Cookbooktober is the best month of the year for cookbook hoarders like me, and this year has offered a HUGE bounty of quality books. Once all of the new releases are in I’ll be doing a blog post on my personal favorites from the season.

One of the books I’m really enjoying right now is Tony Gemignani’s, “The Pizza Bible”. This book is a comprehensive how-to tome on pizza making including a wide range of international and regional US variations, including Neopolitan, Deep-dish, Wood-Fired, Calzones and Focaccia, New York, Chicago and Detroit style pies. I love the detailed “how to” component of this book as well.

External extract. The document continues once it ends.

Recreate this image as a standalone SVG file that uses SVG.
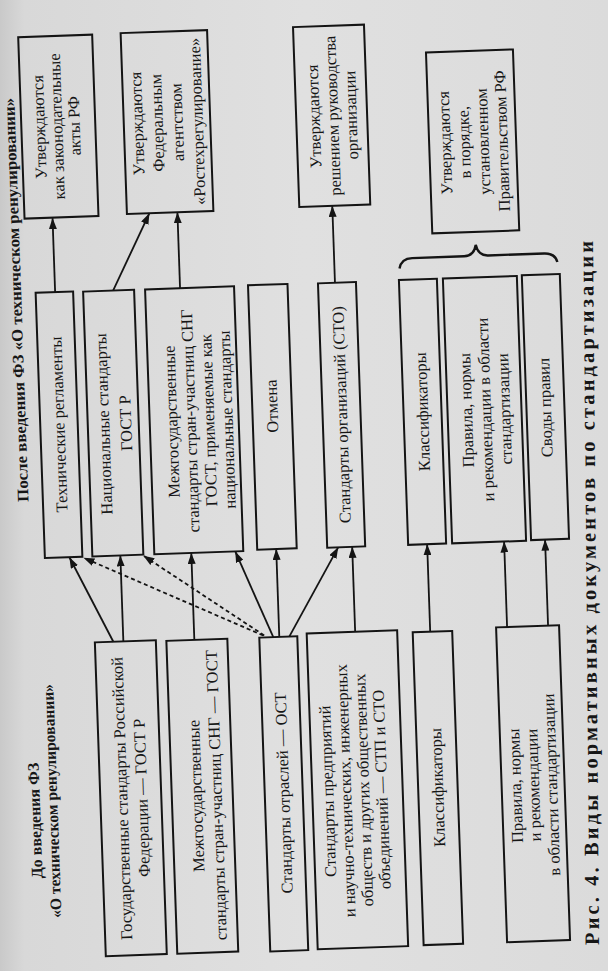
<svg xmlns="http://www.w3.org/2000/svg" width="608" height="971" viewBox="0 0 608 971">
<defs>
<linearGradient id="bg" x1="0" y1="0" x2="1" y2="0">
<stop offset="0" stop-color="#c9c9c9"/>
<stop offset="0.04" stop-color="#d8d8d8"/>
<stop offset="0.5" stop-color="#e0e0e0"/>
<stop offset="1" stop-color="#dbdbdb"/>
</linearGradient>
<marker id="ah" markerWidth="11" markerHeight="8" refX="11" refY="4" orient="auto" markerUnits="userSpaceOnUse">
<path d="M0,0 L11,4 L0,8 z" fill="#141414"/>
</marker>
<style>
.box{fill:none;stroke:#141414;stroke-width:2}
.t{font-family:"Liberation Serif","Times New Roman",serif;font-size:16.5px;fill:#161616;text-anchor:middle;dominant-baseline:central}
.h{font-weight:bold;font-size:16px}
.c{stroke:#141414;stroke-width:1.8;fill:none;marker-end:url(#ah)}
.d{stroke-dasharray:4 3}
.br{stroke:#141414;stroke-width:2.4;fill:none}
</style>
</defs>
<rect x="0" y="0" width="608" height="971" fill="url(#bg)"/>
<g id="caption">
<text class="t h" style="font-size:20.5px" transform="translate(589 593) rotate(-90.5)" textLength="704" lengthAdjust="spacing">Рис. 4. Виды нормативных документов по стандартизации</text>
</g>
<g transform="rotate(-2 304 485)">
<g id="heading-after">
<text class="t h" transform="translate(22.5 290) rotate(-90)" textLength="404" lengthAdjust="spacingAndGlyphs">После введения ФЗ «О техническом ренулировании»</text>
</g>
<g id="heading-before">
<text class="t h" transform="translate(23.5 811) rotate(-90)">До введения ФЗ</text>
<text class="t h" transform="translate(41 792) rotate(-90)" textLength="234" lengthAdjust="spacingAndGlyphs">«О техническом ренулировании»</text>
</g>

<g id="connectors">
<line class="c" x1="62" y1="283.5" x2="62" y2="209.5"/>
<line class="c" x1="120" y1="284" x2="159" y2="208"/>
<line class="c" x1="187" y1="284" x2="187" y2="208"/>
<line class="c" x1="342" y1="284" x2="342" y2="207"/>
<line class="c" x1="108" y1="635" x2="67" y2="549"/>
<line class="c" x1="118" y1="635" x2="118" y2="549"/>
<line class="c" x1="189" y1="636" x2="189" y2="549"/>
<line class="c d" x1="258" y1="634" x2="81" y2="550"/>
<line class="c d" x1="259" y1="634" x2="141" y2="550"/>
<line class="c" x1="268" y1="636" x2="233" y2="549"/>
<line class="c" x1="274" y1="636" x2="274" y2="548"/>
<line class="c" x1="284" y1="636" x2="336" y2="548.5"/>
<line class="c" x1="350" y1="633.5" x2="350" y2="548.5"/>
<line class="c" x1="425" y1="636" x2="425" y2="548.5"/>
<line class="c" x1="502" y1="634" x2="502" y2="548.5"/>
<line class="c" x1="543" y1="634" x2="543" y2="548"/>
<path class="br" d="M407,272 Q409,262 420,262 L472,262 Q482,262 484,251 Q486,262 496,262 L552,262 Q563,262 565,271"/>
</g>

<g id="r1">
<rect class="box" x="34" y="27.5" width="74" height="181.5"/>
<text class="t" transform="translate(52 118) rotate(-90)">Утверждаются</text>
<text class="t" transform="translate(69.5 118) rotate(-90)">как законодательные</text>
<text class="t" transform="translate(87 118) rotate(-90)">акты РФ</text>
</g>
<g id="r2">
<rect class="box" x="136.5" y="27" width="86.5" height="181"/>
<text class="t" transform="translate(150 118) rotate(-90)">Утверждаются</text>
<text class="t" transform="translate(170 118) rotate(-90)">Федеральным</text>
<text class="t" transform="translate(190 118) rotate(-90)">агентством</text>
<text class="t" transform="translate(210 118) rotate(-90)">«Ростехрегулирование»</text>
</g>
<g id="r3">
<rect class="box" x="309" y="27" width="71" height="180"/>
<text class="t" transform="translate(327 117) rotate(-90)">Утверждаются</text>
<text class="t" transform="translate(345.5 117) rotate(-90)">решением руководства</text>
<text class="t" transform="translate(364 117) rotate(-90)">организации</text>
</g>
<g id="r4">
<rect class="box" x="441" y="57" width="87" height="181"/>
<text class="t" transform="translate(457 148) rotate(-90)">Утверждаются</text>
<text class="t" transform="translate(476 148) rotate(-90)">в порядке,</text>
<text class="t" transform="translate(495 148) rotate(-90)">установленном</text>
<text class="t" transform="translate(514 148) rotate(-90)">Правительством РФ</text>
</g>

<g id="m1">
<rect class="box" x="42.5" y="283.5" width="37.5" height="265.5"/>
<text class="t" transform="translate(61.2 416) rotate(-90)">Технические регламенты</text>
</g>
<g id="m2">
<rect class="box" x="90" y="284" width="51" height="265"/>
<text class="t" transform="translate(106 417) rotate(-90)">Национальные стандарты</text>
<text class="t" transform="translate(128 417) rotate(-90)">ГОСТ Р</text>
</g>
<g id="m3">
<rect class="box" x="152" y="284" width="89" height="265"/>
<text class="t" transform="translate(174 417) rotate(-90)">Межгосударственные</text>
<text class="t" transform="translate(192.5 417) rotate(-90)">стандарты стран-участниц СНГ</text>
<text class="t" transform="translate(211 417) rotate(-90)">ГОСТ, применяемые как</text>
<text class="t" transform="translate(229.5 417) rotate(-90)">национальные стандарты</text>
</g>
<g id="m4">
<rect class="box" x="255" y="283.5" width="39.5" height="264.5"/>
<text class="t" transform="translate(274.7 405) rotate(-90)">Отмена</text>
</g>
<g id="m5">
<rect class="box" x="325" y="284" width="38" height="264.5"/>
<text class="t" transform="translate(344 416) rotate(-90)">Стандарты организаций (СТО)</text>
</g>
<g id="m6">
<rect class="box" x="406" y="283.5" width="38" height="265"/>
<text class="t" transform="translate(425 416) rotate(-90)">Классификаторы</text>
</g>
<g id="m7">
<rect class="box" x="450" y="283.5" width="74" height="265"/>
<text class="t" transform="translate(469 416) rotate(-90)">Правила, нормы</text>
<text class="t" transform="translate(488 416) rotate(-90)">и рекомендации в области</text>
<text class="t" transform="translate(507 416) rotate(-90)">стандартизации</text>
</g>
<g id="m8">
<rect class="box" x="529" y="283" width="38" height="265"/>
<text class="t" transform="translate(548 416) rotate(-90)">Своды правил</text>
</g>

<g id="l1">
<rect class="box" x="89.5" y="635" width="61" height="314"/>
<text class="t" transform="translate(111 792) rotate(-90)">Государственные стандарты Российской</text>
<text class="t" transform="translate(131 792) rotate(-90)">Федерации — ГОСТ Р</text>
</g>
<g id="l2">
<rect class="box" x="161" y="636" width="61" height="313"/>
<text class="t" transform="translate(185.5 792) rotate(-90)">Межгосударственные</text>
<text class="t" transform="translate(205.5 792) rotate(-90)">стандарты стран-участниц СНГ — ГОСТ</text>
</g>
<g id="l3">
<rect class="box" x="254" y="636" width="38" height="314"/>
<text class="t" transform="translate(273 792) rotate(-90)">Стандарты отраслей — ОСТ</text>
</g>
<g id="l4">
<rect class="box" x="301.5" y="633.5" width="90.5" height="316"/>
<text class="t" transform="translate(317 792) rotate(-90)">Стандарты предприятий</text>
<text class="t" transform="translate(335 792) rotate(-90)">и научно-технических, инженерных</text>
<text class="t" transform="translate(353 792) rotate(-90)">обществ и других общественных</text>
<text class="t" transform="translate(371 792) rotate(-90)">объединений — СТП и СТО</text>
</g>
<g id="l5">
<rect class="box" x="407.5" y="636" width="39.5" height="313"/>
<text class="t" transform="translate(427 792) rotate(-90)">Классификаторы</text>
</g>
<g id="l6">
<rect class="box" x="491" y="634" width="63" height="315"/>
<text class="t" transform="translate(505 793) rotate(-90)">Правила, нормы</text>
<text class="t" transform="translate(523 793) rotate(-90)">и рекомендации</text>
<text class="t" transform="translate(541 793) rotate(-90)">в области стандартизации</text>
</g>
</g>
</svg>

As someone who is most inspired by the old school authentic dishes of Italy, this isn’t my favorite specialty pizza book. There are some other quality contenders if you want to go deep into a particular style of pizza, such as Pizza Alba Pezone for Neopolitan pizza. It is, however, a great instructional guide to help you master the basics and then make changes based upon the style you prefer. If you only buy one pizza book, this is a good choice. If you’re a hoarder like me, it’s a good start so you can go deeper with other books. The photography isn’t the most inspiring I’ve seen in a book of this genre, but again—to help you master the basics the step by step photographs map nicely to the instruction set.

This one is worth having in your collection, regardless of the style you prefer. Give it a go. You won’t regret it.

On a 1-5 Scale:

Content: 4

Photography: 3.5

Ease of Understanding / Use: 5

Overall: 4

Full disclosure: I received this book from Blogging for Books for this review.